If this sounds a huge surreal flight of fancy, Mac has talked before about the inspiration of the works of Charles Ludlam and the Ridiculous Theatrical Company. “I even have Gary say, ‘We’ve got to make this ridiculous!’” Mac told The New Yorker.

Gary is intended to have a heavy Trumpian resonance. “Right now, in our political system, we’re living in a kind of revenge tragedy,” Mac told The New Yorker. “We’re trapped in a cycle where conflict is created and escalated and then created again; we’re chasing sensation.”

As ridiculous it is, Gary is also about the importance of art, the insistence upon it as a mode of resistance to the death and corruption literally piled up around Lane’s character.

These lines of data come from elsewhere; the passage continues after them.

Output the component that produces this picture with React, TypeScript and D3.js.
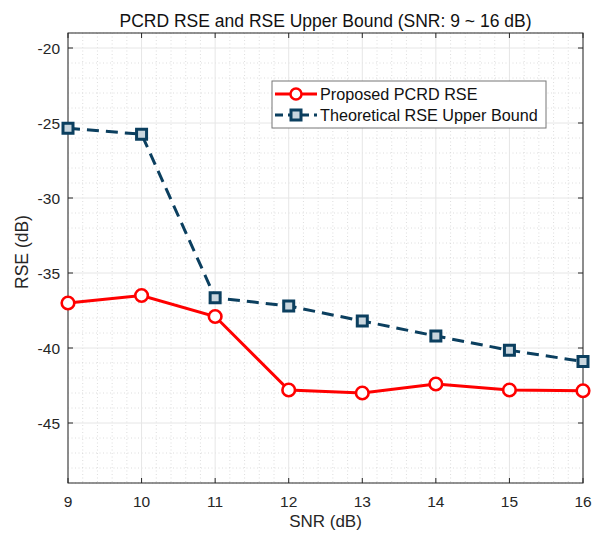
import React from "react";
import * as d3 from "d3";

const snr = [9, 10, 11, 12, 13, 14, 15, 16];
const proposed = [-37.0, -36.5, -37.9, -42.8, -43.0, -42.4, -42.8, -42.85];
const upperBound = [-25.35, -25.75, -36.65, -37.2, -38.2, -39.2, -40.15, -40.9];
const xTicks = [9, 10, 11, 12, 13, 14, 15, 16];
const yTicks = [-20, -25, -30, -35, -40, -45];

const W = 598, H = 534;
const M = { left: 68, right: 583, top: 33, bottom: 483 };
const RED = "#ff0000";
const BLUE = "#0b3f5f";
const FONT = "'Liberation Sans', Arial, Helvetica, sans-serif";

export default function App() {
  const x = d3.scaleLinear().domain([9, 16]).range([M.left, M.right]);
  const y = d3.scaleLinear().domain([-49, -19]).range([M.bottom, M.top]);
  const line = d3.line<number>().x((_, i) => x(snr[i])).y((v) => y(v));
  const xMinor = d3.range(9, 16.001, 0.2).filter((v) => Math.abs(v - Math.round(v)) > 0.01);
  const yMinor = d3.range(-49, -18.999, 1).filter((v) => v % 5 !== 0);
  const tick = 5;
  return (
    <svg width={W} height={H} style={{ position: "absolute", left: 0, top: 0, fontFamily: FONT }}>
      <rect x={0} y={0} width={W} height={H} fill="#fff" />
      {/* minor grid */}
      {xMinor.map((v, i) => (
        <line key={"xm" + i} x1={x(v)} x2={x(v)} y1={M.top} y2={M.bottom} stroke="#d4d4d4" strokeWidth={0.8} strokeDasharray="1,2.5" />
      ))}
      {yMinor.map((v, i) => (
        <line key={"ym" + i} x1={M.left} x2={M.right} y1={y(v)} y2={y(v)} stroke="#d4d4d4" strokeWidth={0.8} strokeDasharray="1,2.5" />
      ))}
      {/* major grid */}
      {xTicks.map((v) => (
        <line key={"xg" + v} x1={x(v)} x2={x(v)} y1={M.top} y2={M.bottom} stroke="#e6e6e6" strokeWidth={1} />
      ))}
      {yTicks.map((v) => (
        <line key={"yg" + v} x1={M.left} x2={M.right} y1={y(v)} y2={y(v)} stroke="#e6e6e6" strokeWidth={1} />
      ))}
      {/* box */}
      <rect x={M.left} y={M.top} width={M.right - M.left} height={M.bottom - M.top} fill="none" stroke="#262626" strokeWidth={1} />
      {/* ticks */}
      {xTicks.map((v) => (
        <g key={"xt" + v}>
          <line x1={x(v)} x2={x(v)} y1={M.bottom} y2={M.bottom - tick} stroke="#262626" />
          <line x1={x(v)} x2={x(v)} y1={M.top} y2={M.top + tick} stroke="#262626" />
          <text x={x(v)} y={M.bottom + 24} textAnchor="middle" fontSize={15.5} fill="#262626">{v}</text>
        </g>
      ))}
      {yTicks.map((v) => (
        <g key={"yt" + v}>
          <line x1={M.left} x2={M.left + tick} y1={y(v)} y2={y(v)} stroke="#262626" />
          <line x1={M.right} x2={M.right - tick} y1={y(v)} y2={y(v)} stroke="#262626" />
          <text x={M.left - 8} y={y(v) + 5.5} textAnchor="end" fontSize={15.5} fill="#262626">{v}</text>
        </g>
      ))}
      {/* labels */}
      <text x={(M.left + M.right) / 2} y={527} textAnchor="middle" fontSize={17} fill="#262626">SNR (dB)</text>
      <text transform={`translate(28,252) rotate(-90)`} textAnchor="middle" fontSize={17.5} fill="#262626">RSE (dB)</text>
      <text x={(M.left + M.right) / 2} y={27} textAnchor="middle" fontSize={17.5} fill="#111">PCRD RSE and RSE Upper Bound (SNR: 9 ~ 16 dB)</text>
      {/* series */}
      <path d={line(upperBound) || ""} fill="none" stroke={BLUE} strokeWidth={3} strokeDasharray="12,7" />
      <path d={line(proposed) || ""} fill="none" stroke={RED} strokeWidth={3} />
      {upperBound.map((v, i) => (
        <rect key={"ub" + i} x={x(snr[i]) - 5} y={y(v) - 5} width={10} height={10} fill="#c9d6de" stroke={BLUE} strokeWidth={3} />
      ))}
      {proposed.map((v, i) => (
        <circle key={"pp" + i} cx={x(snr[i])} cy={y(v)} r={6.3} fill="#fff" stroke={RED} strokeWidth={2.6} />
      ))}
      {/* legend */}
      <g>
        <rect x={272} y={81} width={274} height={47} fill="#fff" stroke="#777" strokeWidth={1} />
        <line x1={275} x2={317} y1={94} y2={94} stroke={RED} strokeWidth={3} />
        <circle cx={296} cy={94} r={5.5} fill="#fff" stroke={RED} strokeWidth={2.5} />
        <text x={320} y={99.5} fontSize={16.2} fill="#111">Proposed PCRD RSE</text>
        <line x1={275} x2={317} y1={115} y2={115} stroke={BLUE} strokeWidth={3} strokeDasharray="8,5" />
        <rect x={291} y={110} width={10} height={10} fill="#c9d6de" stroke={BLUE} strokeWidth={3} />
        <text x={320} y={121} fontSize={16.2} fill="#111">Theoretical RSE Upper Bound</text>
      </g>
    </svg>
  );
}
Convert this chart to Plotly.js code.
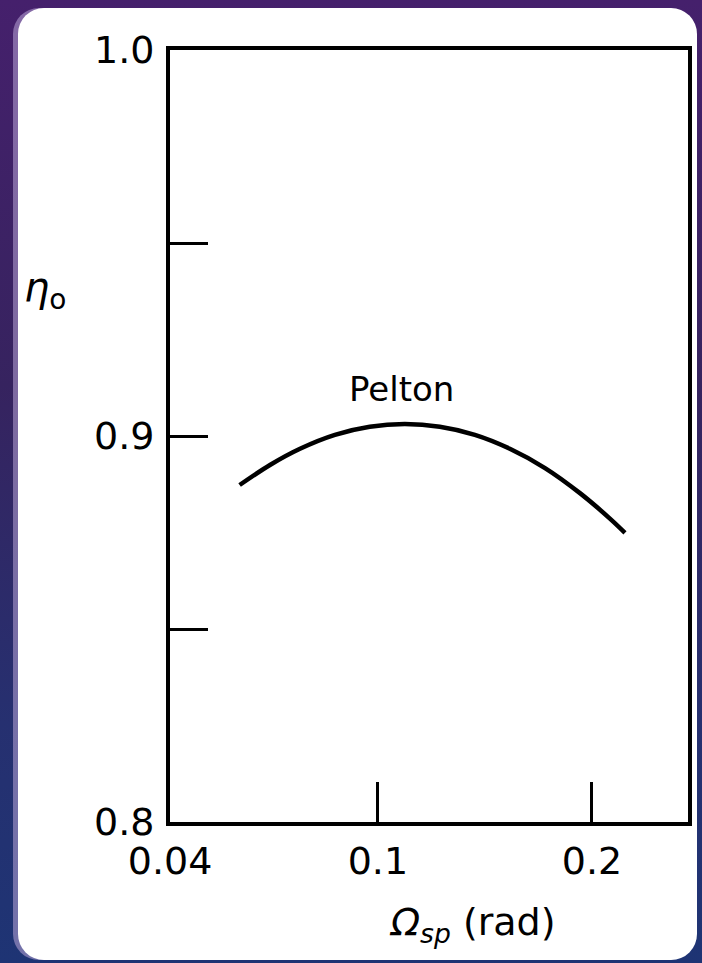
<!DOCTYPE html>
<html>
<head>
<meta charset="utf-8">
<script src="https://cdn.plot.ly/plotly-3.0.1.min.js"></script>
<style>
html,body{margin:0;padding:0;width:702px;height:963px;overflow:hidden;
  background:linear-gradient(180deg,#45206c 0%,#36235f 40%,#263070 75%,#1e3474 100%);}
#card{position:absolute;left:18px;top:8px;width:679px;height:952px;background:#ffffff;
  border-radius:26px;box-shadow:-5px 0 0 rgba(185,165,215,0.55);}
#chart{position:absolute;left:0;top:0;width:702px;height:963px;}
</style>
</head>
<body>
<div id="card"></div>
<div id="chart"></div>
<script>
// Data
const omegaSp = [0.0639, 0.0705, 0.0777, 0.0870, 0.0974, 0.1091, 0.1222, 0.1369, 0.1533, 0.1718, 0.1924, 0.2120, 0.2226];
const etaO    = [0.8873, 0.8925, 0.8967, 0.9003, 0.9024, 0.9031, 0.9024, 0.9003, 0.8967, 0.8917, 0.8852, 0.8786, 0.8749];
const seriesName = "Pelton";
const xTickVals = [0.051, 0.1, 0.2];
const xTickText = ["0.04", "0.1", "0.2"];
const yTickVals = [0.8, 0.9, 1.0];
const yTickText = ["0.8", "0.9", "1.0"];
const yMinorTickVals = [0.85, 0.95];

const W = 702, H = 963;
const M = {l: 170, r: 14, t: 50, b: 141};
const pw = W - M.l - M.r, ph = H - M.t - M.b;
const px2paperX = p => (p - M.l) / pw;
const px2paperY = p => (H - M.b - p) / ph;

const FONT = "DejaVu Sans, Liberation Sans, Arial, sans-serif";

const trace = {
  x: omegaSp, y: etaO, type: "scatter", mode: "lines",
  line: {color: "#000000", width: 4.5, shape: "spline", smoothing: 1.0},
  name: seriesName, showlegend: false, hoverinfo: "skip"
};

const axisCommon = {
  showgrid: false, zeroline: false, showline: true, mirror: true,
  linecolor: "#000000", linewidth: 4,
  ticks: "inside", tickcolor: "#000000", tickwidth: 3,
  tickfont: {family: FONT, size: 38, color: "#000000"},
  fixedrange: true
};

const layout = {
  width: W, height: H,
  margin: M,
  paper_bgcolor: "rgba(0,0,0,0)",
  plot_bgcolor: "rgba(0,0,0,0)",
  showlegend: false,
  xaxis: Object.assign({}, axisCommon, {
    type: "log",
    range: [Math.log10(0.051), Math.log10(0.273)],
    tickmode: "array", tickvals: xTickVals, ticktext: xTickText,
    ticklen: 40, ticklabelstandoff: 2
  }),
  yaxis: Object.assign({}, axisCommon, {
    range: [0.8, 1.0],
    tickmode: "array", tickvals: yTickVals, ticktext: yTickText,
    ticklen: 38, ticklabelstandoff: 4,
    minor: {tickmode: "array", tickvals: yMinorTickVals, ticks: "inside",
            ticklen: 38, tickwidth: 3, tickcolor: "#000000", showgrid: false}
  }),
  annotations: [
    {text: seriesName, xref: "x", yref: "y", x: Math.log10(0.108), y: 0.9122,
     showarrow: false, font: {family: FONT, size: 34, color: "#000000"}},
    {text: "<i>η</i><sub>o</sub>", xref: "paper", yref: "paper",
     x: px2paperX(22), xanchor: "left", y: px2paperY(290), yanchor: "middle",
     showarrow: false, font: {family: FONT, size: 40, color: "#000000"}},
    {text: "<i>Ω</i><sub><i>sp</i></sub> (rad)", xref: "paper", yref: "paper",
     x: px2paperX(472), xanchor: "center", y: px2paperY(924), yanchor: "middle",
     showarrow: false, font: {family: FONT, size: 38, color: "#000000"}}
  ]
};

Plotly.newPlot("chart", [trace], layout, {displayModeBar: false, staticPlot: true});
</script>
</body>
</html>
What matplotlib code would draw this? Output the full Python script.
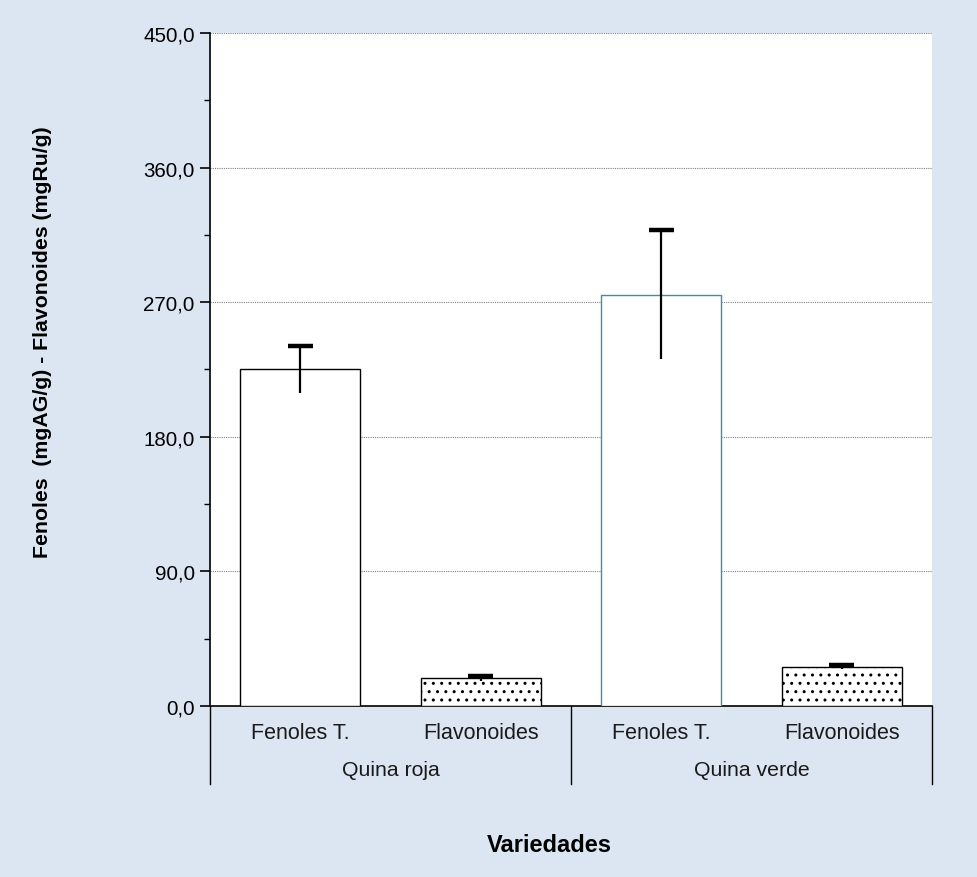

Janice’s fervent cleaning, her admonishment of Gary for being lackadaisical, eventually leads him to ask her why she is so focused on cleaning, “making it all nice and clean and great, again, even though it was never really nice and clean and great in the first place, because the massacre of it was always floating about, just under the surface, and all you’ve done is make it seem pleasant for the people making the mess.”

Gary is a farce, a piece of messy circus whose many tones and shades will likely divide audiences and critics. But there is nothing like it on Broadway, and that is to be welcomed. It is an argument for art, and a passionate call for resistance—a pie of clashing ingredients just as is served for tea in the play. All three characters make their own brave moves at the end to effect some kind of change.

The most horrific sound we hear come when the two women open the doors to hear the baying shouts and screams of the mob. Inside the room, as well as all the death, we are left with Gary's mad piece of art—and a sign of new life; and Gary has gone from slacker clown to committed freedom fighter.